Grayscale Investments CFO Ed McGee doesn’t pull any punches when it comes to how he thinks regulators can best solve crypto-asset accounting headaches that have been cropping up.
For starters, as the Financial Accounting Standards Board (FASB) is poised to take up the current status of its research into digital assets accounting next week, McGee said he hoped the “long overdue” effort would result in the creation of a stand-alone section of the U.S. GAAP accounting standards that would detail how to treat and disclose the risk related to digital assets.
At the same time, he expects that it will take years to develop via FASB’s traditionally slow-moving standard setting process. That leaves many stakeholders stuck with the current system under which digital assets are generally treated as intangible assets that have to be carried at cost rather at the fair market value, he said.
Instead, McGee, the finance chief of a company that bills itself as the world’s largest digital asset manager, said he sides with a number of other market participants who support FASB proceeding with temporary relief that would allow digital assets to be held at fair value more quickly.
“In the interim what they can do to solve this issue immediately is … to allow corporate enterprises to elect fair value. I think that would solve a lot and would not require as much time and effort from a FASB perspective,” he said.
FASB spokesperson Christine Klimek said FASB next week will address stakeholder input received on digital issues, including feedback “that the board should consider permitting entities to elect to fair value certain digital assets.”

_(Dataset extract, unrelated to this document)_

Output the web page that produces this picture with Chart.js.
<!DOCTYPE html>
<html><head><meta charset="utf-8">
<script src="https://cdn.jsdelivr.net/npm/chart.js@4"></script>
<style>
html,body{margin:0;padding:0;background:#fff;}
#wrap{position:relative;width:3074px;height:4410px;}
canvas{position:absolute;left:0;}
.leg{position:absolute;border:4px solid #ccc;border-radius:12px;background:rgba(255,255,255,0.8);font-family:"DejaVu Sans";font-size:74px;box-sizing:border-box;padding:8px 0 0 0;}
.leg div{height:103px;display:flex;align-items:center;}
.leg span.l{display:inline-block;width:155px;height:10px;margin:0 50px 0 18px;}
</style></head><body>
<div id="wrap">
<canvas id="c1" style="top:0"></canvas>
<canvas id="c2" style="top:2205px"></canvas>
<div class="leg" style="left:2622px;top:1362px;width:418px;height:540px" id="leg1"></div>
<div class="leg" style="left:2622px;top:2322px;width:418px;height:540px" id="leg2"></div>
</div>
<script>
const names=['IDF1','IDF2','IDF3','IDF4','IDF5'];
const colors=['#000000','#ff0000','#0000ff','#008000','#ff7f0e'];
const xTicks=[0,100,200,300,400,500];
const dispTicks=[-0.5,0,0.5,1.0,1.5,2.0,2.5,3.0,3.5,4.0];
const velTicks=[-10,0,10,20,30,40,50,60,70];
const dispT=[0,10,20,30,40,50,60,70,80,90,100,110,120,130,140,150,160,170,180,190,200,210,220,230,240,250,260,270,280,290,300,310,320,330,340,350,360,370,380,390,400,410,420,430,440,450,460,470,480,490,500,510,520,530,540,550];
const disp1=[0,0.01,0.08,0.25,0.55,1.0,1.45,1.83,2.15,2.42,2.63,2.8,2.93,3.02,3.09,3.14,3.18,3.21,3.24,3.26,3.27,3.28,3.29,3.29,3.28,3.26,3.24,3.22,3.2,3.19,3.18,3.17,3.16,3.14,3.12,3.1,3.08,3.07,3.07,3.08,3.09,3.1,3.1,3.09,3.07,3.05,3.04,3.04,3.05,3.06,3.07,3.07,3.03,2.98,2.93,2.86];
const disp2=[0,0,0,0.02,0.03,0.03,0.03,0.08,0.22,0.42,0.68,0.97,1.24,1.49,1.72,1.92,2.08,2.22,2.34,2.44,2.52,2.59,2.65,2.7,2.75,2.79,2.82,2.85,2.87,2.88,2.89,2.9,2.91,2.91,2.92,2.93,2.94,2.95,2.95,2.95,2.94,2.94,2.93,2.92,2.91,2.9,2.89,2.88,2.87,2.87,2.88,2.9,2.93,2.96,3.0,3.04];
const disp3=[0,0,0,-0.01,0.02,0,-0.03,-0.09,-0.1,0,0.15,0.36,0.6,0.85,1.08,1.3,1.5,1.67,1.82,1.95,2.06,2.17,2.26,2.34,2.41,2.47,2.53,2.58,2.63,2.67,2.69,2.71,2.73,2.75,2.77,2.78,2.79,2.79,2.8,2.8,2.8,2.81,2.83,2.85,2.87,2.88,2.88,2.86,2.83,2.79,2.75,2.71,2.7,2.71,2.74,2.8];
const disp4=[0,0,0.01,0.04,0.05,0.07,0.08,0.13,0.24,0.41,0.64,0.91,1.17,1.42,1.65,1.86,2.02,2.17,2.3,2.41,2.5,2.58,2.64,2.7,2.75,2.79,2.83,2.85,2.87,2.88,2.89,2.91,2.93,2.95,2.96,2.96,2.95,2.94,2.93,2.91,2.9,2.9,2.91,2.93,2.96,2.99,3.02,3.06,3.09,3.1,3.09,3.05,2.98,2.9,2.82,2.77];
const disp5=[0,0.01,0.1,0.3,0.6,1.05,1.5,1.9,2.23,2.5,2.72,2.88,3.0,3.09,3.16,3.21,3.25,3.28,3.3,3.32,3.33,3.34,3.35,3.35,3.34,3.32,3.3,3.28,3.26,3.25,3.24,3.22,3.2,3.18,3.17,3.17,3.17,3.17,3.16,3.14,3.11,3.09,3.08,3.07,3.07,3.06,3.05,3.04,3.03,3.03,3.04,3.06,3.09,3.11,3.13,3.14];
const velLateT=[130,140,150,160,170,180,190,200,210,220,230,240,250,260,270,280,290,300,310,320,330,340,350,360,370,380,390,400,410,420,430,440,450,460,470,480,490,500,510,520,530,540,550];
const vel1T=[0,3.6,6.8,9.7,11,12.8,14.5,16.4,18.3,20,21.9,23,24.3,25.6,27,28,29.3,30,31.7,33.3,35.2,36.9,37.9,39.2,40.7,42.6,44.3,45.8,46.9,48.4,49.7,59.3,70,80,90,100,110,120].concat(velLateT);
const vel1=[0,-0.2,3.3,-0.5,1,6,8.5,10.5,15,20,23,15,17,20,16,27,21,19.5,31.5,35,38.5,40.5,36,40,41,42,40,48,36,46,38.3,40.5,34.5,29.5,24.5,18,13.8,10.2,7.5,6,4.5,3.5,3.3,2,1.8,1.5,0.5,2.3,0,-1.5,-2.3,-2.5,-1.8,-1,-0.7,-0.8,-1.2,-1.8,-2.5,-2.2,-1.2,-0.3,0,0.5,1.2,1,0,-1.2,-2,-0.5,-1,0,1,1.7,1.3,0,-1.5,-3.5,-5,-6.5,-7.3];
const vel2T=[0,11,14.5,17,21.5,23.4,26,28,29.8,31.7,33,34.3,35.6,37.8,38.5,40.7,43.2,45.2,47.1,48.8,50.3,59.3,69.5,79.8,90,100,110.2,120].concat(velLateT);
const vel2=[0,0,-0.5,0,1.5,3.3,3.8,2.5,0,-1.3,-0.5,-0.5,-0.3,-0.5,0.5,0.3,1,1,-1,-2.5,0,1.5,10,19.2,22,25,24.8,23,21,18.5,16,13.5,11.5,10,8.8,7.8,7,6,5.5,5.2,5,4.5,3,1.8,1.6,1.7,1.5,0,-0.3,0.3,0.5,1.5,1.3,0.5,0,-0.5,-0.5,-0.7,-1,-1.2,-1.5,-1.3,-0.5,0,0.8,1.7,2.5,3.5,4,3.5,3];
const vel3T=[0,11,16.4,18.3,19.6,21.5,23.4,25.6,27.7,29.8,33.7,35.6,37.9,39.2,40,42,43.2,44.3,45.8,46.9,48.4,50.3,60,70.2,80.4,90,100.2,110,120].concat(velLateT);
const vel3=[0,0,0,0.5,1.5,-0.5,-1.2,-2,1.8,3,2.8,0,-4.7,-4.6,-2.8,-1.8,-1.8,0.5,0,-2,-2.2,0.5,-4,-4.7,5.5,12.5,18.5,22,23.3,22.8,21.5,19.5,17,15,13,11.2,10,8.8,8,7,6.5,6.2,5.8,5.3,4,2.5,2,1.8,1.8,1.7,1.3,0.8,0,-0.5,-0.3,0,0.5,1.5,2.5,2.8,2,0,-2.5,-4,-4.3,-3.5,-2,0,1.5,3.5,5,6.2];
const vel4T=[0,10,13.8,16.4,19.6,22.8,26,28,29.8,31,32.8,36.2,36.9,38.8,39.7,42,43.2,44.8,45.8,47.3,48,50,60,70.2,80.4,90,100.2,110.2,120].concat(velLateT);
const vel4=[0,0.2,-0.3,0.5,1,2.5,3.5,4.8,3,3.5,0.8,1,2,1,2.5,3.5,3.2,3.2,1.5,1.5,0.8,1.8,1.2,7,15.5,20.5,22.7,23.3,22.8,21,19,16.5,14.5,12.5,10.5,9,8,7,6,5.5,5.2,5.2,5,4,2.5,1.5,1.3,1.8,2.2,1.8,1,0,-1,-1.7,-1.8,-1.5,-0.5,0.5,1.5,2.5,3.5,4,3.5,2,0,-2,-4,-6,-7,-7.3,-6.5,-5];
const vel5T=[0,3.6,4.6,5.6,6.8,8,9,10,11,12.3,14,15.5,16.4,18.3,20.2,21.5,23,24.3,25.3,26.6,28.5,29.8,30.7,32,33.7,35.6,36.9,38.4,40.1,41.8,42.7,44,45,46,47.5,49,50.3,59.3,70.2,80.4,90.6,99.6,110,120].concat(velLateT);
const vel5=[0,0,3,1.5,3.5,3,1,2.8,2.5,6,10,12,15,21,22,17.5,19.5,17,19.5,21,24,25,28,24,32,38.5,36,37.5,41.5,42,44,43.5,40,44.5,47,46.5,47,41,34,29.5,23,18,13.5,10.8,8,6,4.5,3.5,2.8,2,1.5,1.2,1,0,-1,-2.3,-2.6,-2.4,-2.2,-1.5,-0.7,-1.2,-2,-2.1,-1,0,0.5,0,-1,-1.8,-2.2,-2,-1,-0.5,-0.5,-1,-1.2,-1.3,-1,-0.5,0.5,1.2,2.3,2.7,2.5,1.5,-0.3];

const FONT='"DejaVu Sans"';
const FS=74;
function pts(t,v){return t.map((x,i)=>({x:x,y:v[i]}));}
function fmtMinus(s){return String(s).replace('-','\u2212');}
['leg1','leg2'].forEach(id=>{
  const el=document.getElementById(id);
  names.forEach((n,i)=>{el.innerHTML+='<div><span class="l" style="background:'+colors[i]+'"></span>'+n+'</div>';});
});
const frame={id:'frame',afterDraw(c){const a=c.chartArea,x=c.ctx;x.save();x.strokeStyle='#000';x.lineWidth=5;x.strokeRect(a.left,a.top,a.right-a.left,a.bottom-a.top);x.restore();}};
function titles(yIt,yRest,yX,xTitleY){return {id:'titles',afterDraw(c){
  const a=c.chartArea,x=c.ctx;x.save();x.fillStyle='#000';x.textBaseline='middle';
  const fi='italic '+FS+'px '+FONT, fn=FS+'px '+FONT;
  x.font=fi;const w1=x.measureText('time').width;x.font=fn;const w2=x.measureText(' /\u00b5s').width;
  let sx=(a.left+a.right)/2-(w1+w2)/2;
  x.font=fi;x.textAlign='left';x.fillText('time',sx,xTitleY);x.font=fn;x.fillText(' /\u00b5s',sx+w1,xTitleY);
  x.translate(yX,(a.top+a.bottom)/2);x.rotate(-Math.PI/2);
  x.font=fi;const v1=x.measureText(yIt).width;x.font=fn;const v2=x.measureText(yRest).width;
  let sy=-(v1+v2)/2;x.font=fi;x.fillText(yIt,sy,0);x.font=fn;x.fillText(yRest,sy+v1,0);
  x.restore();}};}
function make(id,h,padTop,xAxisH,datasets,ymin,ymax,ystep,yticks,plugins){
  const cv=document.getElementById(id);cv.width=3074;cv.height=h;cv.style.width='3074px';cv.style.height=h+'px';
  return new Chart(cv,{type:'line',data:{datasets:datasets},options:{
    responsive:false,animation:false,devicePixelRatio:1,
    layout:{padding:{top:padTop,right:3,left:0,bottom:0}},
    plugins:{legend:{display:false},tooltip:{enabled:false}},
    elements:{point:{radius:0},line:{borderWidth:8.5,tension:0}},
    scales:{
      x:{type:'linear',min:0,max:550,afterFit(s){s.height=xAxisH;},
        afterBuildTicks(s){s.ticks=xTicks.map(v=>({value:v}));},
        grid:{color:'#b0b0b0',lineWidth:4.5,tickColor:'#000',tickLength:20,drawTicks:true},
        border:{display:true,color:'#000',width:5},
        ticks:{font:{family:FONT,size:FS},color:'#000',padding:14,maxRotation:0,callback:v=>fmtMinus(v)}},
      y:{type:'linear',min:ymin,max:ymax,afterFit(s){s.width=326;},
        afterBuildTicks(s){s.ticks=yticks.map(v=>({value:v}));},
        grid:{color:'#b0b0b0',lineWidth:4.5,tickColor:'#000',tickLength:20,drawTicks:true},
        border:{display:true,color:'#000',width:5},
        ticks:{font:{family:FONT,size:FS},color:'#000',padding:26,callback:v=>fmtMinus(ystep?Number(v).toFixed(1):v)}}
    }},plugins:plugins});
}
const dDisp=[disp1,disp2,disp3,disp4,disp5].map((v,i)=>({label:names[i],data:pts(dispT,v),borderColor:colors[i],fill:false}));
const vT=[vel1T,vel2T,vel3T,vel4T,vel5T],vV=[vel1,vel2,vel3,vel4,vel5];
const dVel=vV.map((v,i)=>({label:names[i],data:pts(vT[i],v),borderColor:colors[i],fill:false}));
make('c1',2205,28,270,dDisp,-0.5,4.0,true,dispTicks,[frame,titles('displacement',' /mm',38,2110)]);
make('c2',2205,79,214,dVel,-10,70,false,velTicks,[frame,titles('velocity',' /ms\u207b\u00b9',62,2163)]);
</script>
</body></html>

The recent intensifying focus of regulators on accounting treatment underscores the maturing of the sector that McGee followed closely even before joining Grayscale in 2019. After taking a more traditional finance route earlier in his career working for Ernst & Young and then Goldman Sachs, McGee pivoted to join the digital asset manager.
“It’s been a wild ride,” said McGee, noting that he has had to adjust to the asset’s volatility but considers himself fortunate to have been able to witness the growing acceptance of the currency by mainstream financial institutions. Grayscale now has about 18 different products including the Grayscale Bitcoin Trust with a total of $35 billion in assets under management (AUM) as of Friday.
In one of the latest signs of growing cryptocurrency momentum, Fidelity Investments announced that it would offer employer clients a bitcoin option for 401(k)s although that was shortly after the U.S. Department of Labor urged fiduciaries to “exercise extreme care” before adding cryptocurrency to employee investment offerings.
In addition to FASB, the Securities and Exchange Commission (SEC) is also focusing on digital assets more closely. Last month the SEC released guidance effectively saying that companies should disclose the risks to investors from cryptocurrencies held on behalf of customers and account for the assets as liabilities.
McGee said he is encouraged that the SEC showed it realizes how quickly they need to move. But he also said the guidance has raised a number of questions because it lacks details and that the SEC might have been better served by working more closely with the industry participants before moving forward.
“There’s a lack of specificity on the scope where issuers are really trying to understand if they are scoped in, and the type of disclosures the SEC outlined are very general,” McGee said. “For example, they didn’t name broker dealers, they didn’t name digital assets custodians. So that leaves everyone in a position of trying to interpret whether they fit into [the guidance] examples or not.”
The accounting guidance has also drawn criticism from SEC Commissioner Hester Peirce who said in a statement that the SEC disclosure and accounting guidance on digital assets exemplifies the agency’s “scattershot and inefficient approach to crypto.”
Separately, Grayscale is currently awaiting SEC approval to convert its Grayscale Bitcoin Trust into a Bitcoin Spot ETF. Grayscale CEO Michael Sonnenshein said in a March 28 Bloomberg interview that “all options” are on the table if the SEC rejects its request. A Grayscale spokesperson confirmed that the company is on record as saying it would consider all options including legal action against the SEC if the conversion is not approved.